* Instructions for the task *
Scan the records for the string "this"; copy each line where it occurs.

* Supplied records *
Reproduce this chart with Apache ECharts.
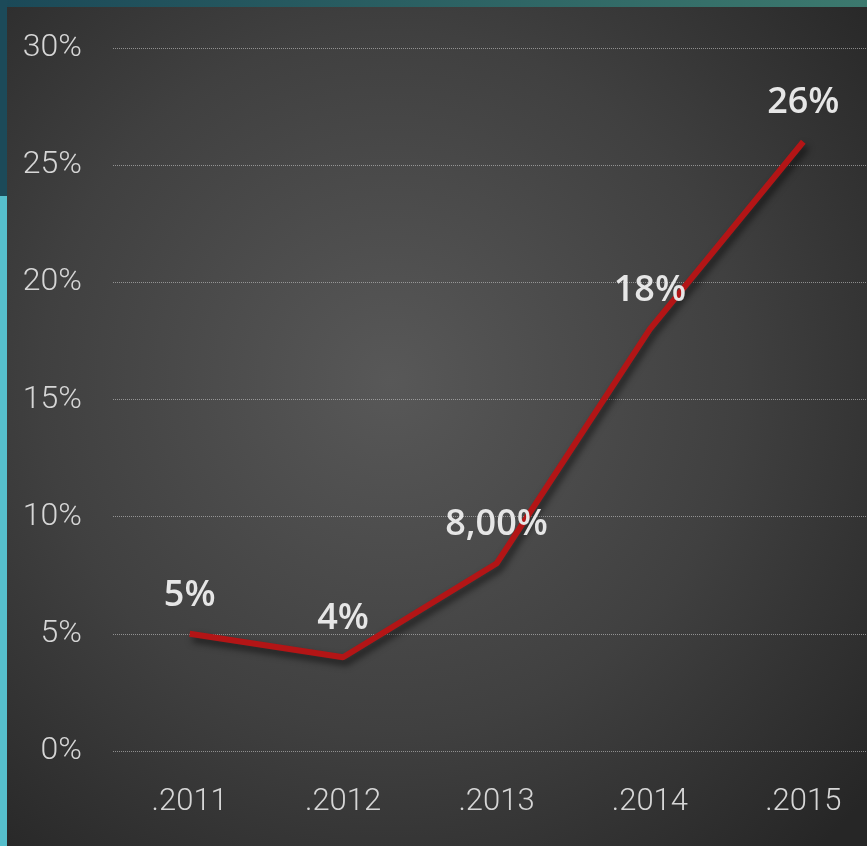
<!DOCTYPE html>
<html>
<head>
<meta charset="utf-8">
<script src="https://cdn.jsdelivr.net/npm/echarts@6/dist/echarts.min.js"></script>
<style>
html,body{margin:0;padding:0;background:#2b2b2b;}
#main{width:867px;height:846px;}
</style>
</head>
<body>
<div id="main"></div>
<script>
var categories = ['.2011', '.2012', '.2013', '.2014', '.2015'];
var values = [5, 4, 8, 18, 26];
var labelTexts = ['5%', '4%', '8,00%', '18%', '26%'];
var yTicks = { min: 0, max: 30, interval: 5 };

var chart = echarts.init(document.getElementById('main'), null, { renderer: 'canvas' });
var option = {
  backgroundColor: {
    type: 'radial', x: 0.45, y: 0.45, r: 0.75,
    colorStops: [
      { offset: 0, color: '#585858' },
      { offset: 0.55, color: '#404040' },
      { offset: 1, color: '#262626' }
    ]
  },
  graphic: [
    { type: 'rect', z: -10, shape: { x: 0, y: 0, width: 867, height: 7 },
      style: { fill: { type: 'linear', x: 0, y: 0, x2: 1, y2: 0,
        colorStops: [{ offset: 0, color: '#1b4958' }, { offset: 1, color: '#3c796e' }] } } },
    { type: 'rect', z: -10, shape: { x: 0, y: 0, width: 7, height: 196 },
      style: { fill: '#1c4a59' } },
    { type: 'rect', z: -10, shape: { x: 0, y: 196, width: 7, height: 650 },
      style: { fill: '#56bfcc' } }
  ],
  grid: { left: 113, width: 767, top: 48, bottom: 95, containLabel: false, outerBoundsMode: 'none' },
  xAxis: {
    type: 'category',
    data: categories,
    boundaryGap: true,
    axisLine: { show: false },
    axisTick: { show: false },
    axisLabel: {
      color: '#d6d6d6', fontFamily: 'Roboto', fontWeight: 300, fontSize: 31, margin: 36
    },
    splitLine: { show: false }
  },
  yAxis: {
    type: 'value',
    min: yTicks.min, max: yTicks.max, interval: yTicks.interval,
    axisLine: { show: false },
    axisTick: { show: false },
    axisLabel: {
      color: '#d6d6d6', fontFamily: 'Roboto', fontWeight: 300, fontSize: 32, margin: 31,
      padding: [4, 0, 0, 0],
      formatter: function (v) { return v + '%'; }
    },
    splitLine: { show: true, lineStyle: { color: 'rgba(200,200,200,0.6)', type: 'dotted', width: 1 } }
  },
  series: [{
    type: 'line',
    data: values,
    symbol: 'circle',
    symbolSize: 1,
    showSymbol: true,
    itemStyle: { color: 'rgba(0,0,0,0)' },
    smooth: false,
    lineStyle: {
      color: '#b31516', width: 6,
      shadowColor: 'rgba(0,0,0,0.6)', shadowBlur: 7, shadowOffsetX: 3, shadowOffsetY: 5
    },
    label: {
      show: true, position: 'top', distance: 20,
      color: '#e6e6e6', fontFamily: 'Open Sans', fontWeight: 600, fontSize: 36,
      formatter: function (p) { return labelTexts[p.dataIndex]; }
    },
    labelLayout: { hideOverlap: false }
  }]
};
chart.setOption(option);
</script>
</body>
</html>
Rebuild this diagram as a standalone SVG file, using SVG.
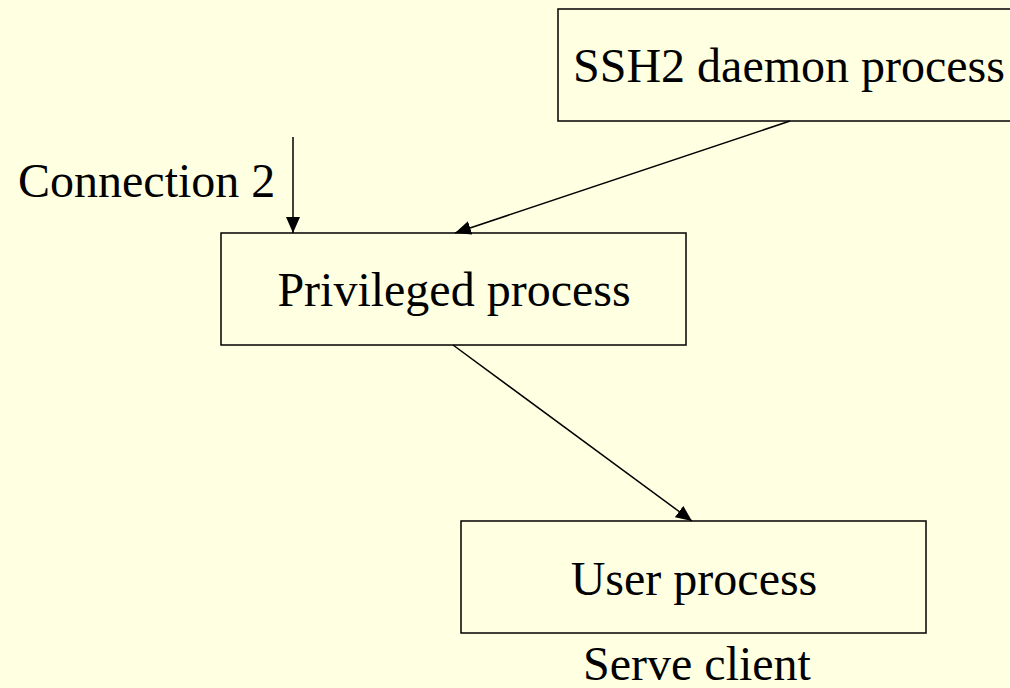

* Problem solution *
Reproduce this chart with Apache ECharts.
Rebuild this diagram as a standalone SVG file, using SVG.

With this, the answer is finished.